例えば、セルティック時代の古橋亨梧(現バーミンガム・シティ)は2022/23シーズンに27ゴールを記録し得点王となり、Jリーグの育成力を証明してみせた。Jクラブは育成への投資を増やし、欧州クラブとの提携を強化することで、選手の市場価値を高め、移籍金収入を増やすべきだろう。7月8日に、推定移籍金500万ポンド(約10億円)で川崎フロンターレからトッテナム・ホットスパーへの完全移籍合意が報じられた日本代表DF高井幸大のケースが理想的だ。
次に、地域密着型の経営がJリーグの競争力を支える重要な柱だ。Jリーグはホームタウン制度を活用し、ファンエンゲージメントを強化。2024シーズンのJ1平均観客動員は約1万8,000人で、地域イベントやスタジアム体験の充実が寄与している。中東各国リーグがスター選手に依存するのに対し、Jリーグはコミュニティーとの絆で収益基盤を安定化できる。例えば、川崎は地元企業や商店街との地道な連携を根気強く続けた結果、2023年にはクラブ収益を約50億円に伸ばした。
さらに、戦略的な外国人選手の獲得もリーグの魅力を高める重要な要素だ。Jリーグは外国人枠(5人+AFC枠1人)を活用し、コストパフォーマンスの高い選手を獲得している。2018年にヴィッセル神戸は元スペイン代表MFアンドレス・イニエスタを獲得し注目度を高め、その年俸以上のPR効果を発揮した。こうした名選手はピッチ内外で若手に影響を与え、リーグの魅力を向上させる。ただし、外国人依存度があまりにも高まると、中東同様に若手育成が滞るリスクがあるため、日本人選手とのバランスが重要だ。

Jリーグも通ってきた道
中東の金満補強は、オイルマネーと国家戦略に支えられ、当面は続くだろう。しかし、原油価格の変動や若手育成の停滞、国際的批判などの要素は、長い目で見ればリスクとなり得る。

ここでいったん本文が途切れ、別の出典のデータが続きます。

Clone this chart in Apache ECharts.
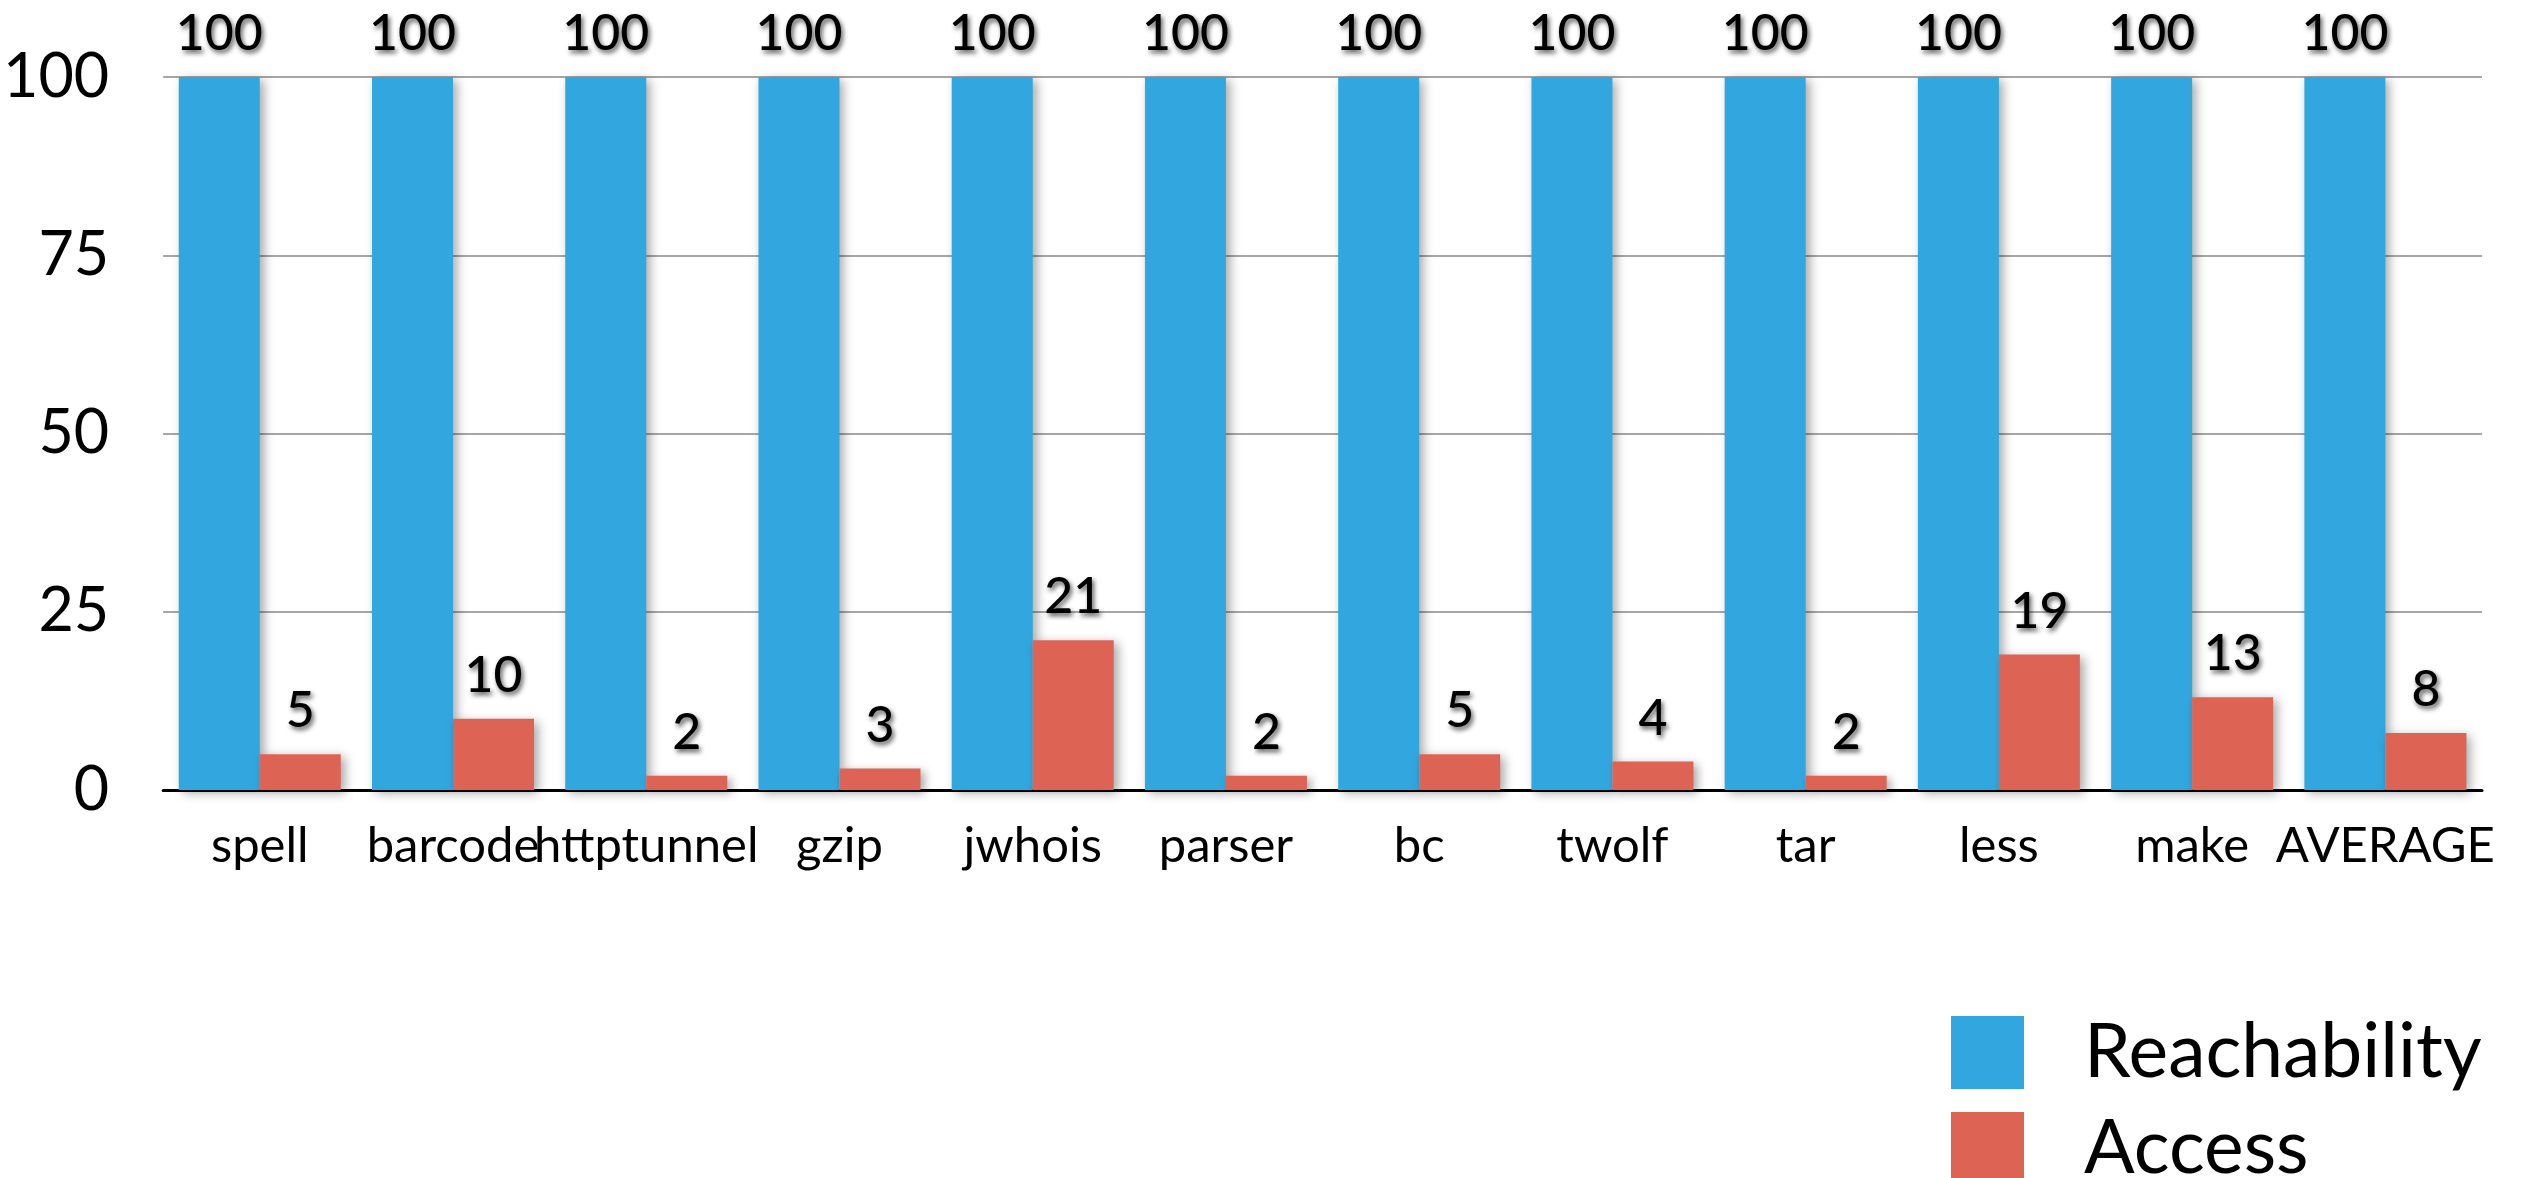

欧州クラブはFFPとアカデミー強化で対抗し、Jリーグは育成力と地域密着を武器に独自の道を進むべきだ。特にJリーグは、欧州への選手輸出を加速し移籍金ビジネスを確立させ、来2026年に控えたW杯北中米大会での活躍を通じてブランド価値を世界に示すチャンスを迎えている。
1993年5月15日に創立されたJリーグは、当初こそジーコやリネカーら世界的スターの参戦で話題を集めたが、「年金リーグ」と揶揄される一面もあった。バブル崩壊の影響で多くの外国人選手が次々と帰国し、潮が引くように観客動員も低迷した過去がある。
また、現在注目を集めているサウジアラビア、カタール、UAEの各代表チームの中で、W杯アジア最終予選でグループ上位2位に入り本戦出場を決めた国は1つもない(3か国ともプレーオフ進出)。現時点では、豊富な資金投入が代表チームの強化に直結しているとは言い難い。
中東のサッカー投資が一過性に終わるのか、あるいは世界の一大勢力となるのか。その行方は、国家と中東各国リーグのブランディング戦略にかかっている。